Isaac may have been the first new star in Abraham and Sarah’s night sky, but of course he would not be the last. Countless stars have appeared, women and men who, like Abraham and Sarah, went forward in faith simply because God invited them to. We read about them in Holy Scriptures. We read about them in historical documents of the Church. We read about them in newspapers. Most of them we’ll never read about, for their lives are as ordinary as ours. Of them all, we heard it read they died in faith without having received the promises, but from a distance they saw and greeted them. They confessed that they were strangers and foreigners on earth, for people who speak in this way make it clear that they are seeking a homeland. If they had been thinking of the land that they had left behind, they would have had opportunity to return. But as it is, they desire a better country, that is, a heavenly one.

It is the beginning of a new year in the life of our parish, the year by which we measure our intentional formation and education in what it means to be chosen by God, to be numbered among the stars. Through classes, bible studies, youth programs, shared meals, pledge cards, outreach activities, and worship we train our eyes on the heavens to guide us as our feet make their day-to-day journey through the world.

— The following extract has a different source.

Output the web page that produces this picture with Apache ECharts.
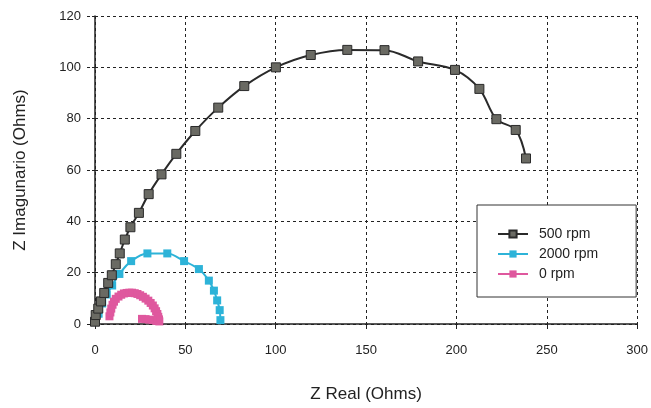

May we all be challenged this morning by Abraham and Sarah and all those others to begin something new, something really new, something that requires us to give up a piece of the stability and security we so fear giving up. It will probably look different for each of us - go to Sunday School for the first time, begin volunteering weekly at LOVE’s kitchen, start praying as a family every day, give more than feels comfortable. By faith, may we go forward with God simply because God has invited us to.

Saint Clare of Assisi, one of the starry host whose feast day we celebrate this week, would give us this blessing on our journey into the unknown: "Go forth in peace, for you follow the good road. Go forth without fear, for God who created you has sanctified you, has always protected you, and loves you as a mother." Amen.